* [Your goal]: Take the lines of the data below from the very first through the line containing "const H = 1164;" and output them exactly, pictures excluded.

* [Source code of charts]:
-- Start --
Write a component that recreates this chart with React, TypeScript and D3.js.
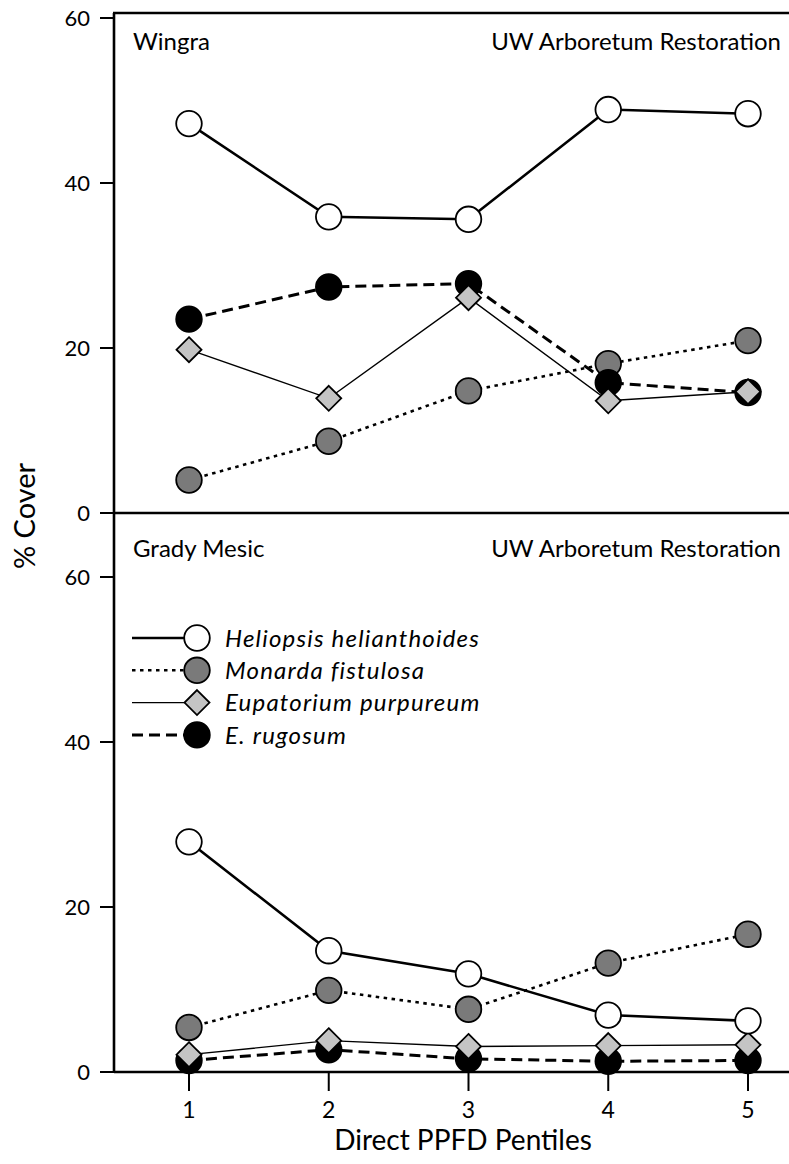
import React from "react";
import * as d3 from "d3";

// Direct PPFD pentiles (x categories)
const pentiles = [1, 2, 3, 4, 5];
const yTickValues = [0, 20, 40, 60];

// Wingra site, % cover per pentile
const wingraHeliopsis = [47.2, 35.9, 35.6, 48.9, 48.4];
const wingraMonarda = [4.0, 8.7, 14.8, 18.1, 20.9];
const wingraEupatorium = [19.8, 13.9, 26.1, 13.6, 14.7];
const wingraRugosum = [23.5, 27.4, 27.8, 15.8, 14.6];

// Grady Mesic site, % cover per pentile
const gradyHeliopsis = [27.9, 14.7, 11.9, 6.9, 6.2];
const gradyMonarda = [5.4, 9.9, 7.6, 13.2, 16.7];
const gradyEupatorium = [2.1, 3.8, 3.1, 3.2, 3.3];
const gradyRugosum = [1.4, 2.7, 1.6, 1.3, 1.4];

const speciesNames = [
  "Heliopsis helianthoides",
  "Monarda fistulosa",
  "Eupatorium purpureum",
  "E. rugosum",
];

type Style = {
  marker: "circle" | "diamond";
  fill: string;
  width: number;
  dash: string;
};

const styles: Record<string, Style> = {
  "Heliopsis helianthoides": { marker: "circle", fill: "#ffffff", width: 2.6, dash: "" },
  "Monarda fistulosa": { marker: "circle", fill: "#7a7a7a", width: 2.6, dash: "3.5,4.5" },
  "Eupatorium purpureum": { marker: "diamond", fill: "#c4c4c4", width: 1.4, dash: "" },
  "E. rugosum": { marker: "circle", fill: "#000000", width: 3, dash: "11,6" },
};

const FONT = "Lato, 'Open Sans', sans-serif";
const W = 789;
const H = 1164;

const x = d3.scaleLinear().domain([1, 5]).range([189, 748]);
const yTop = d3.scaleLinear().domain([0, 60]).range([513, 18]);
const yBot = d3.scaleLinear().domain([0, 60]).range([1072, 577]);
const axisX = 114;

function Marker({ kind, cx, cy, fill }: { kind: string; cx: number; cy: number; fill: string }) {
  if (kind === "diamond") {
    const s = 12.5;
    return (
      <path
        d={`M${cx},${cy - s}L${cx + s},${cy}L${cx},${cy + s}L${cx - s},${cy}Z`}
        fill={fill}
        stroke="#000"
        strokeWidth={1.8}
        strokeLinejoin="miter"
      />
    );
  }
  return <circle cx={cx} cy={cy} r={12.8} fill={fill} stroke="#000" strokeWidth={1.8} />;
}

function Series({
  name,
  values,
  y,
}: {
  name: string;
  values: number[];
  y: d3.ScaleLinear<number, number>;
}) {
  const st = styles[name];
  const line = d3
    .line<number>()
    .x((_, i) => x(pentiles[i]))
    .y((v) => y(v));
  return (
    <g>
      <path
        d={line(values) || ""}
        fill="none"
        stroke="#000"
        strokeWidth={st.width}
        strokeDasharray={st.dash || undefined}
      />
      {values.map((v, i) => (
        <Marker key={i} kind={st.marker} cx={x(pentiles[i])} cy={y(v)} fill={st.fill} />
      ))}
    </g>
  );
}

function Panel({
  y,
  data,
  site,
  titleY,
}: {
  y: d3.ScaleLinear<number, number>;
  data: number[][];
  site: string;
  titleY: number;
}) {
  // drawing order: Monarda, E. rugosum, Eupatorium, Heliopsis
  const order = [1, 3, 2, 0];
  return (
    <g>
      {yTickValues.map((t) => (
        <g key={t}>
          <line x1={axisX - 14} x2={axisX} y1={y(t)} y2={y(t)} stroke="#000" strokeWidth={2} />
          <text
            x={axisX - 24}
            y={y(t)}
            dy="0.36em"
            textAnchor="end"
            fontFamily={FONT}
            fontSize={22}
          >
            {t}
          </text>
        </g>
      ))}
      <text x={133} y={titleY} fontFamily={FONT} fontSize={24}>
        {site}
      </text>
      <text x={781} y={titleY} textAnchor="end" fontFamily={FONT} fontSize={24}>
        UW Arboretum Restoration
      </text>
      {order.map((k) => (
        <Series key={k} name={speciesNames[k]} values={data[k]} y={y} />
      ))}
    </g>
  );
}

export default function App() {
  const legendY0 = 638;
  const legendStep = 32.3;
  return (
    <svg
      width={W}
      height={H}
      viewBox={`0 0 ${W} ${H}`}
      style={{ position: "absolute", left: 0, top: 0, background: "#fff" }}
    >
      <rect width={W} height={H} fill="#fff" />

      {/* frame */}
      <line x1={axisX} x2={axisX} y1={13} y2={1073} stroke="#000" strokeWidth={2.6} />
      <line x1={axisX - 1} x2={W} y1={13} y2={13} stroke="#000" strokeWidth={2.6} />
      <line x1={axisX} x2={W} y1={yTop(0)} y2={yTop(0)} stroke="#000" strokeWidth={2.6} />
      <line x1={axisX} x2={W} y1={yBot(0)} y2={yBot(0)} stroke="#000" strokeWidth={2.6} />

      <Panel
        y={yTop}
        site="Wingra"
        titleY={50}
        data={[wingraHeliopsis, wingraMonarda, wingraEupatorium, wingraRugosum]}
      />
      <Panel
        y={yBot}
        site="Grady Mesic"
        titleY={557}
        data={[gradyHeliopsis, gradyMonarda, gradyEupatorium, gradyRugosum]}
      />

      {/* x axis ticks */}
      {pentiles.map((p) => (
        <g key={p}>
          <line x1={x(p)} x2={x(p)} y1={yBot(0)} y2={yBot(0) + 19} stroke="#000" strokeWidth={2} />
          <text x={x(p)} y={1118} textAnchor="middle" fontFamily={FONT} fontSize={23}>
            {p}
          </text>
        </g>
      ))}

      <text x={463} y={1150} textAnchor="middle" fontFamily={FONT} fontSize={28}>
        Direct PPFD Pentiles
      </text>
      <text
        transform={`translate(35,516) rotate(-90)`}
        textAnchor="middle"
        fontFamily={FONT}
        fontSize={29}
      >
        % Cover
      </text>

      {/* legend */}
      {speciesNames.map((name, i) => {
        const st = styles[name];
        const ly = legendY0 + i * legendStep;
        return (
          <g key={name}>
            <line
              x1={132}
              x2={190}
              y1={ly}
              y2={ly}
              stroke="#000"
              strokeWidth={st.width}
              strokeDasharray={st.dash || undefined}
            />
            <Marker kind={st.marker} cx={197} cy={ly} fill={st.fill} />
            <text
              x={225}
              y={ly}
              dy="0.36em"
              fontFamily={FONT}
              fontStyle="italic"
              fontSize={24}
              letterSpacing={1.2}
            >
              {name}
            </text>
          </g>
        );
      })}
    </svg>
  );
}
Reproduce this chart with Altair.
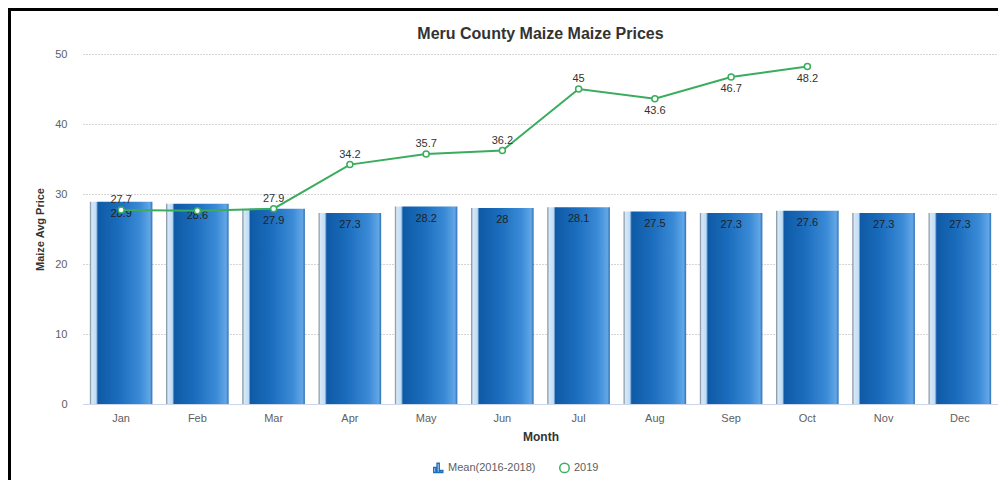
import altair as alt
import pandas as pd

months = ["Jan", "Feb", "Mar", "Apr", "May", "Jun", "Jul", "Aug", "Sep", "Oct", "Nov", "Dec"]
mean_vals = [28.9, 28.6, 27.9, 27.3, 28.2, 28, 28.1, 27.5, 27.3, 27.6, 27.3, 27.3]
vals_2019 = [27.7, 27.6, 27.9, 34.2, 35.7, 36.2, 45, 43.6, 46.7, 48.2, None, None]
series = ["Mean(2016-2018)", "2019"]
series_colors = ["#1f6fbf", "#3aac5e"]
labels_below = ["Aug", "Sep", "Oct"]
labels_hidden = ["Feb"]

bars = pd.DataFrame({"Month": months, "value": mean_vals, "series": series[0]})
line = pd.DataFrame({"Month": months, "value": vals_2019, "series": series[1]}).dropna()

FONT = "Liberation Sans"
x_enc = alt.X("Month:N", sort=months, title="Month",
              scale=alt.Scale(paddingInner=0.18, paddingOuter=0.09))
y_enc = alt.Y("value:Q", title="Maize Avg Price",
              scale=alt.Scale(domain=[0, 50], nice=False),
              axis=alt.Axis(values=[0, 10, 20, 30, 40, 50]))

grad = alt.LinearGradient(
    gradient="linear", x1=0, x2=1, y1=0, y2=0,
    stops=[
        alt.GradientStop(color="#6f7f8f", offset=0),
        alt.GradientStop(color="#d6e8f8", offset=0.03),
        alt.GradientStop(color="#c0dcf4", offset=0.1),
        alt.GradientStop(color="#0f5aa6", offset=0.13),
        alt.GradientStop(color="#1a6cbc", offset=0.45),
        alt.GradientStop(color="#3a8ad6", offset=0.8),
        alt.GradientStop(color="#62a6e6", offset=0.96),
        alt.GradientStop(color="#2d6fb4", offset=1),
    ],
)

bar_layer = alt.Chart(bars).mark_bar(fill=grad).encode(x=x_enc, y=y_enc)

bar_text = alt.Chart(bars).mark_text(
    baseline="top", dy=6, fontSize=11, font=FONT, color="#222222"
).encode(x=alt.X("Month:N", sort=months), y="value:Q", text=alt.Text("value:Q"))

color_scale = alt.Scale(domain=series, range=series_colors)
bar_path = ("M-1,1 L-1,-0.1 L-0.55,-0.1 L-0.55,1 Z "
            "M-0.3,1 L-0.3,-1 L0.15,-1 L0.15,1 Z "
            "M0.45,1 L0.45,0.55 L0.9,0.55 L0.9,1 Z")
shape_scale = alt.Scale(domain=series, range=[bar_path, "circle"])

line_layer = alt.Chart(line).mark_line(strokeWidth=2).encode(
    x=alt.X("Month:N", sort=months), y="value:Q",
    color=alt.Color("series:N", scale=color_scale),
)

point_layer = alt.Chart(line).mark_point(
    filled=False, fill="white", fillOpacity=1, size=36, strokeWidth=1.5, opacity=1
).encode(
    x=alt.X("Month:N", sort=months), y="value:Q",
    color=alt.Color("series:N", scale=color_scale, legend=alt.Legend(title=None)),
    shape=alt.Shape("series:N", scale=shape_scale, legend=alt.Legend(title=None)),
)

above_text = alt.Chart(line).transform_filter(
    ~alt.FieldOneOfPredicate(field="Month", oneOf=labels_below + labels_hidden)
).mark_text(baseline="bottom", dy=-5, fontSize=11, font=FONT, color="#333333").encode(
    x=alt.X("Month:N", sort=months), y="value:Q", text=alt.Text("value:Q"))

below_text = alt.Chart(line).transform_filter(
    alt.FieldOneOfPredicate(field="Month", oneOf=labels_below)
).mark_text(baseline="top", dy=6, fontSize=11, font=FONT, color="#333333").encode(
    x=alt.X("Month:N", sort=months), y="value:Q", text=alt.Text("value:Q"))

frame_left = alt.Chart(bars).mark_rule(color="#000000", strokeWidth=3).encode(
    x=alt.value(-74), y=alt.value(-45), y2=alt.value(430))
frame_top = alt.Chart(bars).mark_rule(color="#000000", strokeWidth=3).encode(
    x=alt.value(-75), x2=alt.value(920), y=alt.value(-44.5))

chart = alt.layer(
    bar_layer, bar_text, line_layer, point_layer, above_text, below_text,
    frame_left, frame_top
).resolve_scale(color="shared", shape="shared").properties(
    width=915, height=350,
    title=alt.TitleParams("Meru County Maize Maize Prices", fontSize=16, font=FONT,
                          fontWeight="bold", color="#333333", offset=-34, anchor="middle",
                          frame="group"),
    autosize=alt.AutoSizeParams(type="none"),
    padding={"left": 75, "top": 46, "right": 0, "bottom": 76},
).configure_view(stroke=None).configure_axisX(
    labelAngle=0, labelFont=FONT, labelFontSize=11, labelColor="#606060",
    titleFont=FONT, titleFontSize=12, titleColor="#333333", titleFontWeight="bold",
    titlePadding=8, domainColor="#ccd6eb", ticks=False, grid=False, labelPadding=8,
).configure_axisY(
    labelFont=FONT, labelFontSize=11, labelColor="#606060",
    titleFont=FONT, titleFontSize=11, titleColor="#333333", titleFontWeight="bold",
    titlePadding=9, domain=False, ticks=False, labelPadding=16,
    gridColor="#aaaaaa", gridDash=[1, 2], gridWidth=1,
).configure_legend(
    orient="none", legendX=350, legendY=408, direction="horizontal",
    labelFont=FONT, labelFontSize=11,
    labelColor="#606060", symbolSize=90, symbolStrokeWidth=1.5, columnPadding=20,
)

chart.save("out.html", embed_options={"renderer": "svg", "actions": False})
-- End --
* [Exercise solution]:
Write a component that recreates this chart with React, TypeScript and D3.js.
import React from "react";
import * as d3 from "d3";

// Direct PPFD pentiles (x categories)
const pentiles = [1, 2, 3, 4, 5];
const yTickValues = [0, 20, 40, 60];

// Wingra site, % cover per pentile
const wingraHeliopsis = [47.2, 35.9, 35.6, 48.9, 48.4];
const wingraMonarda = [4.0, 8.7, 14.8, 18.1, 20.9];
const wingraEupatorium = [19.8, 13.9, 26.1, 13.6, 14.7];
const wingraRugosum = [23.5, 27.4, 27.8, 15.8, 14.6];

// Grady Mesic site, % cover per pentile
const gradyHeliopsis = [27.9, 14.7, 11.9, 6.9, 6.2];
const gradyMonarda = [5.4, 9.9, 7.6, 13.2, 16.7];
const gradyEupatorium = [2.1, 3.8, 3.1, 3.2, 3.3];
const gradyRugosum = [1.4, 2.7, 1.6, 1.3, 1.4];

const speciesNames = [
  "Heliopsis helianthoides",
  "Monarda fistulosa",
  "Eupatorium purpureum",
  "E. rugosum",
];

type Style = {
  marker: "circle" | "diamond";
  fill: string;
  width: number;
  dash: string;
};

const styles: Record<string, Style> = {
  "Heliopsis helianthoides": { marker: "circle", fill: "#ffffff", width: 2.6, dash: "" },
  "Monarda fistulosa": { marker: "circle", fill: "#7a7a7a", width: 2.6, dash: "3.5,4.5" },
  "Eupatorium purpureum": { marker: "diamond", fill: "#c4c4c4", width: 1.4, dash: "" },
  "E. rugosum": { marker: "circle", fill: "#000000", width: 3, dash: "11,6" },
};

const FONT = "Lato, 'Open Sans', sans-serif";
const W = 789;
const H = 1164;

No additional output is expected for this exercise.